DESCRIPTION OF THE TASK:
Pictures do not belong in your copy. Repeat all the other data exactly.

───── RAW DATA

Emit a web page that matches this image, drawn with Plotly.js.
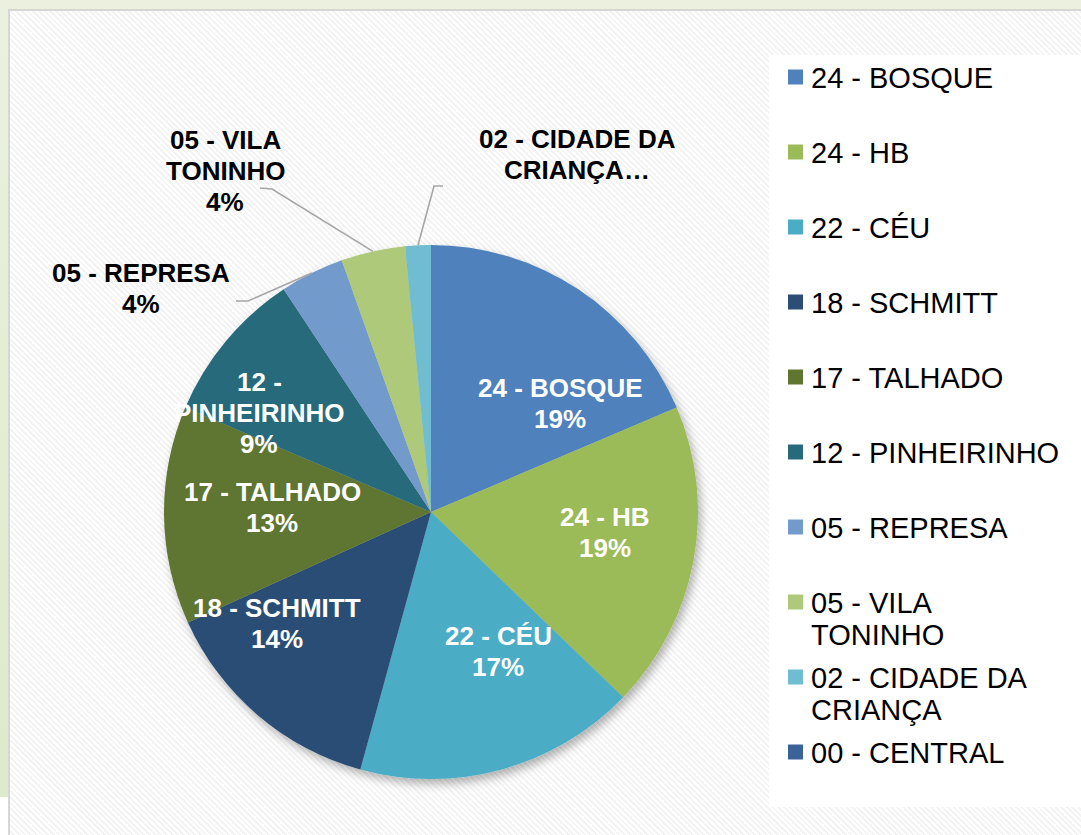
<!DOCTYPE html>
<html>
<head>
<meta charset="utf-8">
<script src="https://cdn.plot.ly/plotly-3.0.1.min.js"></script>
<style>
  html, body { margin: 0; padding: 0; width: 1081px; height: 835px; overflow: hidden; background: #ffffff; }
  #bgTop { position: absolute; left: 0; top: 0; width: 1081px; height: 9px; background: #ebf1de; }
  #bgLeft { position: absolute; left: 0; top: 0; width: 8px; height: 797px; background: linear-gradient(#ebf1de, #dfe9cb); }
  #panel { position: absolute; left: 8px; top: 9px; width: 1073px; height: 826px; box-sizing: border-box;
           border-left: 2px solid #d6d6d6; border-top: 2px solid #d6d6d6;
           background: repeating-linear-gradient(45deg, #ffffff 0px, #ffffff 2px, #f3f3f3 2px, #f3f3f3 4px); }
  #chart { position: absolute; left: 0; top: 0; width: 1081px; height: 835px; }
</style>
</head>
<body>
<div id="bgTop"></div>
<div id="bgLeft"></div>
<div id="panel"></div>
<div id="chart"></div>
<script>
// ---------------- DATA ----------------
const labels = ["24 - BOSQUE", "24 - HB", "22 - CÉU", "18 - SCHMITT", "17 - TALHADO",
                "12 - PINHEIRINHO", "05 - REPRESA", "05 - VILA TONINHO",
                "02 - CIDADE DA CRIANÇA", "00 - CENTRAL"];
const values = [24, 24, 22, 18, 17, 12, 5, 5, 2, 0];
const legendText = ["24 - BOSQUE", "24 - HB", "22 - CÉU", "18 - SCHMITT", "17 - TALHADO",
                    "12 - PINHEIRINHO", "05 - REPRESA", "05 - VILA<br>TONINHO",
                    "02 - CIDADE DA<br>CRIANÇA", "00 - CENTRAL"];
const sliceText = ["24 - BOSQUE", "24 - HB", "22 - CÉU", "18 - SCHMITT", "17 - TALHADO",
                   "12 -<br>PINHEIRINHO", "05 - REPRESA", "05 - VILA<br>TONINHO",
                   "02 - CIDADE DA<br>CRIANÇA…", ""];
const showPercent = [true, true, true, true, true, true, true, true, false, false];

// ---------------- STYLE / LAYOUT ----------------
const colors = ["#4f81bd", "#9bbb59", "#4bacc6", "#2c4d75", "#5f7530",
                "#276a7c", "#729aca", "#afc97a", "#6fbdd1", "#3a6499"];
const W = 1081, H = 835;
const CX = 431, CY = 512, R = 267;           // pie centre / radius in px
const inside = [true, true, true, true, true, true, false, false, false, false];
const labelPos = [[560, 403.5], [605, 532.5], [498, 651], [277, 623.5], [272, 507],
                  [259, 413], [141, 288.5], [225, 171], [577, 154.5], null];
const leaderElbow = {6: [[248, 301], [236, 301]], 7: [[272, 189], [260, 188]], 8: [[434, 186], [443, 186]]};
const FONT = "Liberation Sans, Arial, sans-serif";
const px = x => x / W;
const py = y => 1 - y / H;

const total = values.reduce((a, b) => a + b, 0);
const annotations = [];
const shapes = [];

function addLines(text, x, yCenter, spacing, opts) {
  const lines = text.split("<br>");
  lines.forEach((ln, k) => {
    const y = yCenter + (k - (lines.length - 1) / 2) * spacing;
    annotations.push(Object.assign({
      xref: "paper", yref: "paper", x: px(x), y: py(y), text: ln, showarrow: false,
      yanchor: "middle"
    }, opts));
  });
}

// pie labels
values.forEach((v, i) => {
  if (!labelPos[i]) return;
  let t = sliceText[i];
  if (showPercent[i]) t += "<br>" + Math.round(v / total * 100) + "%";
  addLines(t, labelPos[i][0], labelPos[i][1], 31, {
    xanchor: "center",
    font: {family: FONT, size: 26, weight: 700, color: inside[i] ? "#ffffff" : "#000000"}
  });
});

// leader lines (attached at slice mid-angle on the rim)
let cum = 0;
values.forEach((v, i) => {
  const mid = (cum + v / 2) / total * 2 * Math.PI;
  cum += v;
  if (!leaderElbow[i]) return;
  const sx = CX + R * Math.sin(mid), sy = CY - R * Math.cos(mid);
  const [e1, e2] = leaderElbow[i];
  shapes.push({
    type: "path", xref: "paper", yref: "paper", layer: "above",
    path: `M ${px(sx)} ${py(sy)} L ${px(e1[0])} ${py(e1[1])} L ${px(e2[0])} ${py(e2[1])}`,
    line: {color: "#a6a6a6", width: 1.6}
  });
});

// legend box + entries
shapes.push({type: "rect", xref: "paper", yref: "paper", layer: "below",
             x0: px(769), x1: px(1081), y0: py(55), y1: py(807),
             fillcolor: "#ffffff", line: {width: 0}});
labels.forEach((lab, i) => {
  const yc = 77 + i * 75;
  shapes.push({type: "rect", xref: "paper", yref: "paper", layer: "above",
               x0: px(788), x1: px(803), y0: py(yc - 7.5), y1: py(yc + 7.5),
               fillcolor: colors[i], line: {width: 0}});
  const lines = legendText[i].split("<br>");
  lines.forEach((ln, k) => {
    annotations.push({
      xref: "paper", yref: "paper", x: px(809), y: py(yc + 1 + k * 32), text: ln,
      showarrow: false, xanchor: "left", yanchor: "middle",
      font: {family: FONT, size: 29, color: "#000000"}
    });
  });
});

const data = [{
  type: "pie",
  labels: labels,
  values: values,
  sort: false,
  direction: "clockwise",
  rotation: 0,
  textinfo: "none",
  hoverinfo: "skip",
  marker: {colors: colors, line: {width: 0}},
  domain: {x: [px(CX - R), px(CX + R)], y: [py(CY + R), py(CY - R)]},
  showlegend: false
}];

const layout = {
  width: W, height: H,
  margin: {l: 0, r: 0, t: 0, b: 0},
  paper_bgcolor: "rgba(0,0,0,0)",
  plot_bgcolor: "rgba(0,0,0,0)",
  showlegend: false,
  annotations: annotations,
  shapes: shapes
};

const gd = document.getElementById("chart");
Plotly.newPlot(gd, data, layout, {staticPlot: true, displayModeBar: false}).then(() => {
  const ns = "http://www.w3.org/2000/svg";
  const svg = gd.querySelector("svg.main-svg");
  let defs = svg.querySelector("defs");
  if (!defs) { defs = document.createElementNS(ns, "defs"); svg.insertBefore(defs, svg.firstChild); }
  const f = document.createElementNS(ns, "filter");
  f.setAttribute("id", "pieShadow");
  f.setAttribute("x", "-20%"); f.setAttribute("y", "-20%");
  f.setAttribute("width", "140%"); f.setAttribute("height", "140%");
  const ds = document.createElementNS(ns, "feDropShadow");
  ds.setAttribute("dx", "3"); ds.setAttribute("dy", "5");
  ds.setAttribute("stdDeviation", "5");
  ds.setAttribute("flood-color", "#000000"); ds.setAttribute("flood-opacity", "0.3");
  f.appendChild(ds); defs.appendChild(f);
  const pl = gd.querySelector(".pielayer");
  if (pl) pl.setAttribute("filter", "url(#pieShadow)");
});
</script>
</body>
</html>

──────────

ANSWER TO THE EXERCISE:
Emit a web page that matches this image, drawn with Plotly.js.
<!DOCTYPE html>
<html>
<head>
<meta charset="utf-8">
<script src="https://cdn.plot.ly/plotly-3.0.1.min.js"></script>
<style>
  html, body { margin: 0; padding: 0; width: 1081px; height: 835px; overflow: hidden; background: #ffffff; }
  #bgTop { position: absolute; left: 0; top: 0; width: 1081px; height: 9px; background: #ebf1de; }
  #bgLeft { position: absolute; left: 0; top: 0; width: 8px; height: 797px; background: linear-gradient(#ebf1de, #dfe9cb); }
  #panel { position: absolute; left: 8px; top: 9px; width: 1073px; height: 826px; box-sizing: border-box;
           border-left: 2px solid #d6d6d6; border-top: 2px solid #d6d6d6;
           background: repeating-linear-gradient(45deg, #ffffff 0px, #ffffff 2px, #f3f3f3 2px, #f3f3f3 4px); }
  #chart { position: absolute; left: 0; top: 0; width: 1081px; height: 835px; }
</style>
</head>
<body>
<div id="bgTop"></div>
<div id="bgLeft"></div>
<div id="panel"></div>
<div id="chart"></div>
<script>
// ---------------- DATA ----------------
const labels = ["24 - BOSQUE", "24 - HB", "22 - CÉU", "18 - SCHMITT", "17 - TALHADO",
                "12 - PINHEIRINHO", "05 - REPRESA", "05 - VILA TONINHO",
                "02 - CIDADE DA CRIANÇA", "00 - CENTRAL"];
const values = [24, 24, 22, 18, 17, 12, 5, 5, 2, 0];
const legendText = ["24 - BOSQUE", "24 - HB", "22 - CÉU", "18 - SCHMITT", "17 - TALHADO",
                    "12 - PINHEIRINHO", "05 - REPRESA", "05 - VILA<br>TONINHO",
                    "02 - CIDADE DA<br>CRIANÇA", "00 - CENTRAL"];
const sliceText = ["24 - BOSQUE", "24 - HB", "22 - CÉU", "18 - SCHMITT", "17 - TALHADO",
                   "12 -<br>PINHEIRINHO", "05 - REPRESA", "05 - VILA<br>TONINHO",
                   "02 - CIDADE DA<br>CRIANÇA…", ""];
const showPercent = [true, true, true, true, true, true, true, true, false, false];

// ---------------- STYLE / LAYOUT ----------------
const colors = ["#4f81bd", "#9bbb59", "#4bacc6", "#2c4d75", "#5f7530",
                "#276a7c", "#729aca", "#afc97a", "#6fbdd1", "#3a6499"];
const W = 1081, H = 835;
const CX = 431, CY = 512, R = 267;           // pie centre / radius in px
const inside = [true, true, true, true, true, true, false, false, false, false];
const labelPos = [[560, 403.5], [605, 532.5], [498, 651], [277, 623.5], [272, 507],
                  [259, 413], [141, 288.5], [225, 171], [577, 154.5], null];
const leaderElbow = {6: [[248, 301], [236, 301]], 7: [[272, 189], [260, 188]], 8: [[434, 186], [443, 186]]};
const FONT = "Liberation Sans, Arial, sans-serif";
const px = x => x / W;
const py = y => 1 - y / H;

const total = values.reduce((a, b) => a + b, 0);
const annotations = [];
const shapes = [];

function addLines(text, x, yCenter, spacing, opts) {
  const lines = text.split("<br>");
  lines.forEach((ln, k) => {
    const y = yCenter + (k - (lines.length - 1) / 2) * spacing;
    annotations.push(Object.assign({
      xref: "paper", yref: "paper", x: px(x), y: py(y), text: ln, showarrow: false,
      yanchor: "middle"
    }, opts));
  });
}

// pie labels
values.forEach((v, i) => {
  if (!labelPos[i]) return;
  let t = sliceText[i];
  if (showPercent[i]) t += "<br>" + Math.round(v / total * 100) + "%";
  addLines(t, labelPos[i][0], labelPos[i][1], 31, {
    xanchor: "center",
    font: {family: FONT, size: 26, weight: 700, color: inside[i] ? "#ffffff" : "#000000"}
  });
});

// leader lines (attached at slice mid-angle on the rim)
let cum = 0;
values.forEach((v, i) => {
  const mid = (cum + v / 2) / total * 2 * Math.PI;
  cum += v;
  if (!leaderElbow[i]) return;
  const sx = CX + R * Math.sin(mid), sy = CY - R * Math.cos(mid);
  const [e1, e2] = leaderElbow[i];
  shapes.push({
    type: "path", xref: "paper", yref: "paper", layer: "above",
    path: `M ${px(sx)} ${py(sy)} L ${px(e1[0])} ${py(e1[1])} L ${px(e2[0])} ${py(e2[1])}`,
    line: {color: "#a6a6a6", width: 1.6}
  });
});

// legend box + entries
shapes.push({type: "rect", xref: "paper", yref: "paper", layer: "below",
             x0: px(769), x1: px(1081), y0: py(55), y1: py(807),
             fillcolor: "#ffffff", line: {width: 0}});
labels.forEach((lab, i) => {
  const yc = 77 + i * 75;
  shapes.push({type: "rect", xref: "paper", yref: "paper", layer: "above",
               x0: px(788), x1: px(803), y0: py(yc - 7.5), y1: py(yc + 7.5),
               fillcolor: colors[i], line: {width: 0}});
  const lines = legendText[i].split("<br>");
  lines.forEach((ln, k) => {
    annotations.push({
      xref: "paper", yref: "paper", x: px(809), y: py(yc + 1 + k * 32), text: ln,
      showarrow: false, xanchor: "left", yanchor: "middle",
      font: {family: FONT, size: 29, color: "#000000"}
    });
  });
});

const data = [{
  type: "pie",
  labels: labels,
  values: values,
  sort: false,
  direction: "clockwise",
  rotation: 0,
  textinfo: "none",
  hoverinfo: "skip",
  marker: {colors: colors, line: {width: 0}},
  domain: {x: [px(CX - R), px(CX + R)], y: [py(CY + R), py(CY - R)]},
  showlegend: false
}];

const layout = {
  width: W, height: H,
  margin: {l: 0, r: 0, t: 0, b: 0},
  paper_bgcolor: "rgba(0,0,0,0)",
  plot_bgcolor: "rgba(0,0,0,0)",
  showlegend: false,
  annotations: annotations,
  shapes: shapes
};

const gd = document.getElementById("chart");
Plotly.newPlot(gd, data, layout, {staticPlot: true, displayModeBar: false}).then(() => {
  const ns = "http://www.w3.org/2000/svg";
  const svg = gd.querySelector("svg.main-svg");
  let defs = svg.querySelector("defs");
  if (!defs) { defs = document.createElementNS(ns, "defs"); svg.insertBefore(defs, svg.firstChild); }
  const f = document.createElementNS(ns, "filter");
  f.setAttribute("id", "pieShadow");
  f.setAttribute("x", "-20%"); f.setAttribute("y", "-20%");
  f.setAttribute("width", "140%"); f.setAttribute("height", "140%");
  const ds = document.createElementNS(ns, "feDropShadow");
  ds.setAttribute("dx", "3"); ds.setAttribute("dy", "5");
  ds.setAttribute("stdDeviation", "5");
  ds.setAttribute("flood-color", "#000000"); ds.setAttribute("flood-opacity", "0.3");
  f.appendChild(ds); defs.appendChild(f);
  const pl = gd.querySelector(".pielayer");
  if (pl) pl.setAttribute("filter", "url(#pieShadow)");
});
</script>
</body>
</html>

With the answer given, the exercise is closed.